» THE PROBLEM: From the first line of the data down to and including the line with "from bokeh.resources import INLINE", copy everything exactly, leaving out pictures.

» DATA SEGMENT:
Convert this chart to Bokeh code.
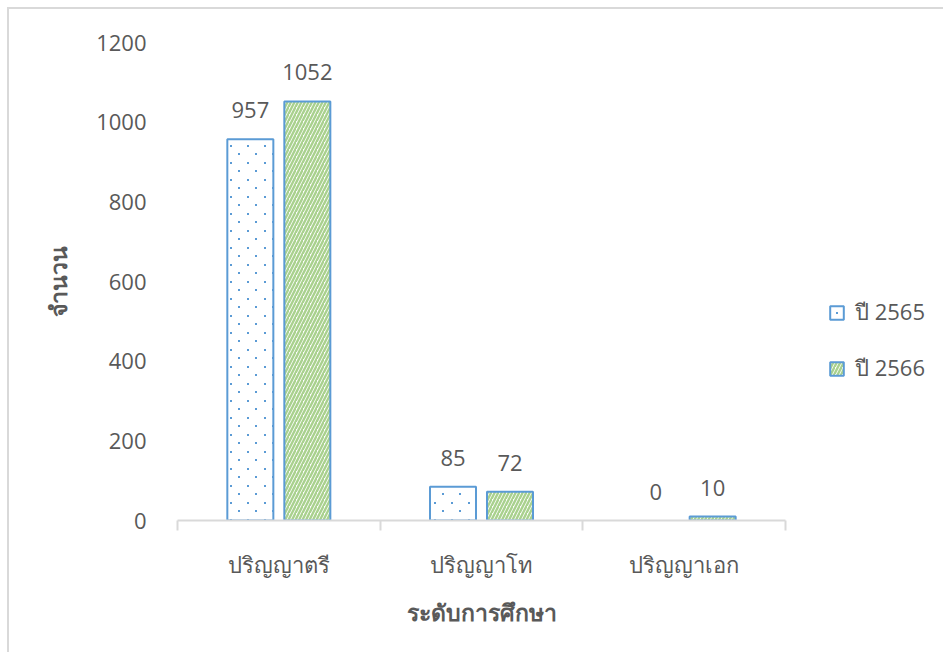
from bokeh.plotting import figure
from bokeh.models import (ColumnDataSource, Range1d, FixedTicker, Legend, LegendItem,
                          LabelSet, SingleIntervalTicker, CanvasTexture, Title)
from bokeh.core.properties import value
from bokeh.embed import file_html
from bokeh.resources import INLINE

categories = ["ปริญญาตรี", "ปริญญาโท", "ปริญญาเอก"]
series_names = ["ปี 2565", "ปี 2566"]
y2565 = [957, 85, 0]
y2566 = [1052, 72, 10]
x_title = "ระดับการศึกษา"
y_title = "จำนวน"

FONT = "Open Sans"
TXT = "#595959"
GRID = "#d9d9d9"
BLUE = "#5b9bd5"
GREEN = "#a9d18e"

centers = [i + 0.5 for i in range(len(categories))]
off = 0.1406
bw = 0.227

src1 = ColumnDataSource(dict(x=[c - off for c in centers], top=y2565,
                             la=[1 if v > 0 else 0 for v in y2565],
                             hp=["dots"] * len(y2565),
                             lbl=[str(v) for v in y2565]))
src2 = ColumnDataSource(dict(x=[c + off for c in centers], top=y2566,
                             la=[1 if v > 0 else 0 for v in y2566],
                             lbl=[str(v) for v in y2566]))

W, H = 936, 645
FL, FT, FB = 168, 33, 511          # frame left / top / bottom in canvas px
CAT_PX = 608                        # width in px taken by the 3 categories
x_end = 3 * (W - FL) / CAT_PX

p = figure(width=W, height=H, output_backend="svg", toolbar_location=None,
           x_range=Range1d(0, x_end), y_range=Range1d(0, 1200),
           min_border_left=FL, min_border_right=0,
           min_border_top=FT, min_border_bottom=H - FB)
p.styles = {"margin-left": "7px", "margin-top": "7px",
            "border-left": "2px solid #d9d9d9", "border-top": "2px solid #d9d9d9"}
p.outline_line_color = None
p.background_fill_color = "white"
p.border_fill_color = "white"

dots = CanvasTexture(code="""
var cands = [ctx, color, scale, weight, this];
var c = null;
for (var k = 0; k < cands.length; k++) {
  var o = cands[k];
  if (o && typeof o.fillRect === "function") { c = o; break; }
  if (o && o.ctx && typeof o.ctx.fillRect === "function") { c = o.ctx; break; }
}
if (c) {
  if (c.canvas && c.canvas.width !== 17) { try { c.canvas.width = 17; c.canvas.height = 17; } catch (e) {} }
  c.clearRect(0, 0, 17, 17);
  c.fillStyle = "#5b9bd5";
  c.fillRect(0, 0, 2, 2);
  c.fillRect(8, 8, 2, 2);
}
""", repetition="repeat")

r1 = p.vbar(x="x", top="top", width=bw, source=src1, fill_color="white",
            line_color=BLUE, line_width=2, line_alpha="la",
            hatch_pattern="hp", hatch_extra={"dots": dots},
            hatch_color=BLUE, hatch_scale=17, hatch_weight=1)
r2 = p.vbar(x="x", top="top", width=bw, source=src2, fill_color="white",
            line_color=BLUE, line_width=2, line_alpha="la",
            hatch_pattern="/", hatch_color=GREEN, hatch_scale=7, hatch_weight=2.4)

for s in (src1, src2):
    p.add_layout(LabelSet(x="x", y="top", text="lbl", source=s, text_align="center",
                          text_baseline="middle", y_offset=29, text_font=value(FONT),
                          text_font_size=value("22px"), text_color=TXT))

# x axis
p.xaxis.bounds = (0, 3)
p.xaxis.ticker = FixedTicker(ticks=centers, minor_ticks=[0, 1, 2, 3])
p.xaxis.major_label_overrides = {c: lab for c, lab in zip(centers, categories)}
p.xaxis.major_tick_line_color = None
p.xaxis.major_tick_out = 0
p.xaxis.major_tick_in = 0
p.xaxis.minor_tick_line_color = GRID
p.xaxis.minor_tick_line_width = 2
p.xaxis.minor_tick_out = 10
p.xaxis.minor_tick_in = 0
p.xaxis.axis_line_color = GRID
p.xaxis.axis_line_width = 2
p.xaxis.major_label_text_font = FONT
p.xaxis.major_label_text_font_size = "22px"
p.xaxis.major_label_text_color = TXT
p.xaxis.major_label_standoff = 18

xt = Title(text=x_title, align="left", offset=229, standoff=24,
           text_font=FONT, text_font_size="23px", text_font_style="bold",
           text_color=TXT)
p.add_layout(xt, "below")

# y axis
p.yaxis.ticker = SingleIntervalTicker(interval=200)
p.yaxis.axis_line_color = None
p.yaxis.major_tick_line_color = None
p.yaxis.minor_tick_line_color = None
p.yaxis.major_tick_out = 0
p.yaxis.major_label_standoff = 27
p.yaxis.major_label_text_font = FONT
p.yaxis.major_label_text_font_size = "22px"
p.yaxis.major_label_text_color = TXT
p.yaxis.axis_label = y_title
p.yaxis.axis_label_text_font = FONT
p.yaxis.axis_label_text_font_size = "23px"
p.yaxis.axis_label_text_font_style = "bold"
p.yaxis.axis_label_text_color = TXT
p.yaxis.axis_label_standoff = 19

p.xgrid.grid_line_color = None
p.ygrid.grid_line_color = GRID
p.ygrid.grid_line_width = 1
p.ygrid.bounds = (0, 3)

legend = Legend(items=[LegendItem(label=series_names[0], renderers=[r1]),
                       LegendItem(label=series_names[1], renderers=[r2])],
                location=(651, 134), orientation="vertical",
                label_text_font=FONT, label_text_font_size="22px", label_text_color=TXT,
                glyph_width=17, glyph_height=17, label_standoff=10, spacing=21,
                padding=0, margin=0, border_line_color=None, background_fill_alpha=0)
p.add_layout(legend)

open("out.html", "w").write(file_html(p, INLINE))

» THE SOLUTION:
Convert this chart to Bokeh code.
from bokeh.plotting import figure
from bokeh.models import (ColumnDataSource, Range1d, FixedTicker, Legend, LegendItem,
                          LabelSet, SingleIntervalTicker, CanvasTexture, Title)
from bokeh.core.properties import value
from bokeh.embed import file_html
from bokeh.resources import INLINE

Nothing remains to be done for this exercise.